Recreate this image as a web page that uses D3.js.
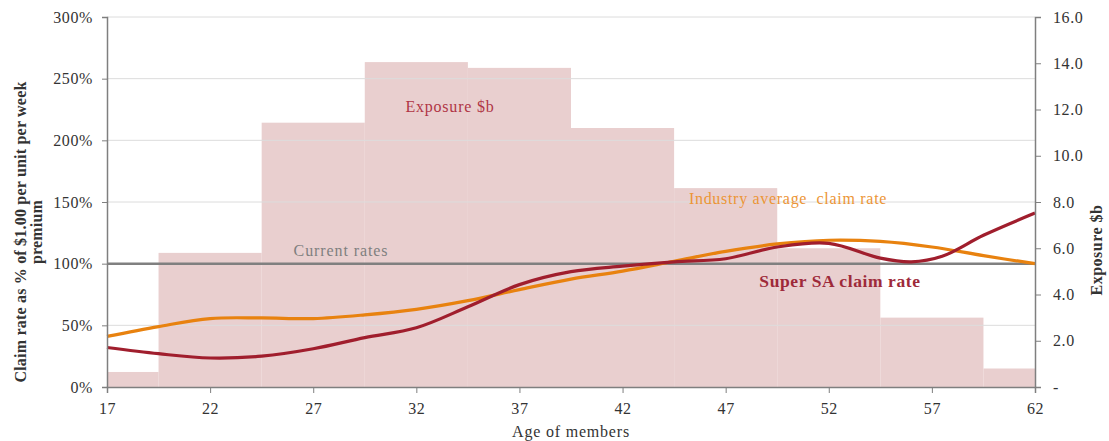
<!DOCTYPE html>
<html>
<head>
<meta charset="utf-8">
<script src="https://cdn.jsdelivr.net/npm/d3@7"></script>
<style>
  html, body { margin: 0; padding: 0; background: #fff; }
  svg { display: block; font-family: "Liberation Serif", "DejaVu Serif", serif; }
</style>
</head>
<body>
<svg id="chart" width="1109" height="441"></svg>
<script>
// Exposure ($b) by 5-year age band, centred on each tick age
const bandAges = [17, 22, 27, 32, 37, 42, 47, 52, 57, 62];
const exposure = [0.65, 5.8, 11.43, 14.05, 13.8, 11.2, 8.6, 6.0, 3.0, 0.8];

// Claim rates as % of current premium
const superAges = [17, 19.5, 22, 24.5, 27, 29.5, 32, 34.5, 37, 39.5, 42, 44.5, 47, 49.5, 52, 54.5, 56, 57.5, 59.5, 62];
const superRate = [32, 27, 23.5, 25, 31, 40, 48, 65, 83, 93.5, 98, 101.5, 104, 113.5, 116.5, 104.5, 101.5, 106, 123, 141];

const industryAges = [17, 19.5, 22, 24.5, 27, 29.5, 32, 34.5, 37, 39.5, 42, 44.5, 47, 49.5, 52, 54.5, 57, 59.5, 62];
const industryRate = [41, 49, 55.5, 56, 55.5, 58.5, 63, 70, 79, 87.5, 94, 102, 110, 116, 119, 118, 113.5, 106.5, 100];

const currentRate = 100;

const xTicks = [17, 22, 27, 32, 37, 42, 47, 52, 57, 62];
const leftTicks = [0, 50, 100, 150, 200, 250, 300];
const rightTicks = [0, 2, 4, 6, 8, 10, 12, 14, 16];

const svg = d3.select("#chart");
const m = { left: 107, right: 1035, top: 17, bottom: 387 };

const x = d3.scaleLinear().domain([17, 62]).range([m.left, m.right]);
const yL = d3.scaleLinear().domain([0, 300]).range([m.bottom, m.top]);
const yR = d3.scaleLinear().domain([0, 16]).range([m.bottom, m.top]);

// exposure bars
svg.append("g").selectAll("rect").data(bandAges).join("rect")
  .attr("x", (d) => x(Math.max(17, d - 2.5)))
  .attr("width", (d) => x(Math.min(62, d + 2.5)) - x(Math.max(17, d - 2.5)))
  .attr("y", (d, i) => yR(exposure[i]))
  .attr("height", (d, i) => yR(0) - yR(exposure[i]))
  .attr("fill", "#e9cfcf");

// gridlines on the left scale
svg.append("g").selectAll("line").data(leftTicks.filter((t) => t > 0)).join("line")
  .attr("x1", m.left).attr("x2", m.right)
  .attr("y1", (d) => yL(d)).attr("y2", (d) => yL(d))
  .attr("stroke", "#dcdcdc").attr("stroke-width", 1);

// current rates reference line
svg.append("line")
  .attr("x1", m.left).attr("x2", m.right)
  .attr("y1", yL(currentRate)).attr("y2", yL(currentRate))
  .attr("stroke", "#808080").attr("stroke-width", 2.5);

const line = (ages) => d3.line()
  .x((d, i) => x(ages[i]))
  .y((d) => yL(d))
  .curve(d3.curveCatmullRom.alpha(0.5));

svg.append("path").datum(industryRate)
  .attr("d", line(industryAges))
  .attr("fill", "none").attr("stroke", "#e8820f").attr("stroke-width", 3.2);

svg.append("path").datum(superRate)
  .attr("d", line(superAges))
  .attr("fill", "none").attr("stroke", "#a01e2d").attr("stroke-width", 3.2);

// axes
const axisStyle = (g) => {
  g.selectAll(".domain").attr("stroke", "#7f7f7f").attr("stroke-width", 1.5);
  g.selectAll(".tick line").attr("stroke", "#7f7f7f");
  g.selectAll(".tick text").attr("fill", "#333").attr("font-size", 16)
    .attr("letter-spacing", 0.6)
    .attr("font-family", "Liberation Serif, serif");
};

svg.append("g").attr("transform", `translate(${m.left},0)`)
  .call(d3.axisLeft(yL).tickValues(leftTicks).tickFormat((d) => d + "%").tickSize(5).tickPadding(9))
  .call(axisStyle);

svg.append("g").attr("transform", `translate(${m.right},0)`)
  .call(d3.axisRight(yR).tickValues(rightTicks)
    .tickFormat((d) => (d === 0 ? "-" : d3.format(".1f")(d))).tickSize(6).tickPadding(12))
  .call(axisStyle);

svg.append("g").attr("transform", `translate(0,${m.bottom})`)
  .call(d3.axisBottom(x).tickValues(xTicks).tickFormat(d3.format("d")).tickSize(6).tickPadding(10))
  .call(axisStyle);

// axis titles
svg.append("text")
  .attr("transform", "translate(26,232) rotate(-90)")
  .attr("text-anchor", "middle").attr("font-size", 16).attr("font-weight", "bold").attr("fill", "#333")
  .attr("letter-spacing", 0.2)
  .text("Claim rate as % of $1.00 per unit per week");
svg.append("text")
  .attr("transform", "translate(42,232) rotate(-90)")
  .attr("text-anchor", "middle").attr("font-size", 16).attr("font-weight", "bold").attr("fill", "#333")
  .attr("letter-spacing", 0.2)
  .text("premium");
svg.append("text")
  .attr("transform", "translate(1102,250) rotate(-90)")
  .attr("text-anchor", "middle").attr("font-size", 16).attr("font-weight", "bold").attr("fill", "#333")
  .attr("letter-spacing", 0.5)
  .text("Exposure $b");
svg.append("text")
  .attr("x", (m.left + m.right) / 2).attr("y", 437)
  .attr("text-anchor", "middle").attr("font-size", 16).attr("fill", "#333")
  .attr("letter-spacing", 0.8)
  .text("Age of members");

// series labels
svg.append("text").attr("x", 450).attr("y", 112).attr("text-anchor", "middle")
  .attr("font-size", 16).attr("letter-spacing", 0.8).attr("fill", "#b03545").text("Exposure $b");
svg.append("text").attr("x", 341).attr("y", 256).attr("text-anchor", "middle")
  .attr("font-size", 16).attr("letter-spacing", 0.9).attr("fill", "#7f7f7f").text("Current rates");
svg.append("text").attr("x", 788).attr("y", 204).attr("text-anchor", "middle")
  .attr("font-size", 16).attr("letter-spacing", 0.7).attr("fill", "#ec9536").attr("xml:space", "preserve")
  .text("Industry average  claim rate");
svg.append("text").attr("x", 840).attr("y", 287).attr("text-anchor", "middle")
  .attr("font-size", 17.5).attr("letter-spacing", 0.6).attr("font-weight", "bold").attr("fill", "#9e2a3a")
  .text("Super SA claim rate");
</script>
</body>
</html>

### Objective
Without the pictures, return the listing above from its first line through the line that has "17, bottom: 387".

### Result for this task
Recreate this image as a web page that uses D3.js.
<!DOCTYPE html>
<html>
<head>
<meta charset="utf-8">
<script src="https://cdn.jsdelivr.net/npm/d3@7"></script>
<style>
  html, body { margin: 0; padding: 0; background: #fff; }
  svg { display: block; font-family: "Liberation Serif", "DejaVu Serif", serif; }
</style>
</head>
<body>
<svg id="chart" width="1109" height="441"></svg>
<script>
// Exposure ($b) by 5-year age band, centred on each tick age
const bandAges = [17, 22, 27, 32, 37, 42, 47, 52, 57, 62];
const exposure = [0.65, 5.8, 11.43, 14.05, 13.8, 11.2, 8.6, 6.0, 3.0, 0.8];

// Claim rates as % of current premium
const superAges = [17, 19.5, 22, 24.5, 27, 29.5, 32, 34.5, 37, 39.5, 42, 44.5, 47, 49.5, 52, 54.5, 56, 57.5, 59.5, 62];
const superRate = [32, 27, 23.5, 25, 31, 40, 48, 65, 83, 93.5, 98, 101.5, 104, 113.5, 116.5, 104.5, 101.5, 106, 123, 141];

const industryAges = [17, 19.5, 22, 24.5, 27, 29.5, 32, 34.5, 37, 39.5, 42, 44.5, 47, 49.5, 52, 54.5, 57, 59.5, 62];
const industryRate = [41, 49, 55.5, 56, 55.5, 58.5, 63, 70, 79, 87.5, 94, 102, 110, 116, 119, 118, 113.5, 106.5, 100];

const currentRate = 100;

const xTicks = [17, 22, 27, 32, 37, 42, 47, 52, 57, 62];
const leftTicks = [0, 50, 100, 150, 200, 250, 300];
const rightTicks = [0, 2, 4, 6, 8, 10, 12, 14, 16];

const svg = d3.select("#chart");
const m = { left: 107, right: 1035, top: 17, bottom: 387 };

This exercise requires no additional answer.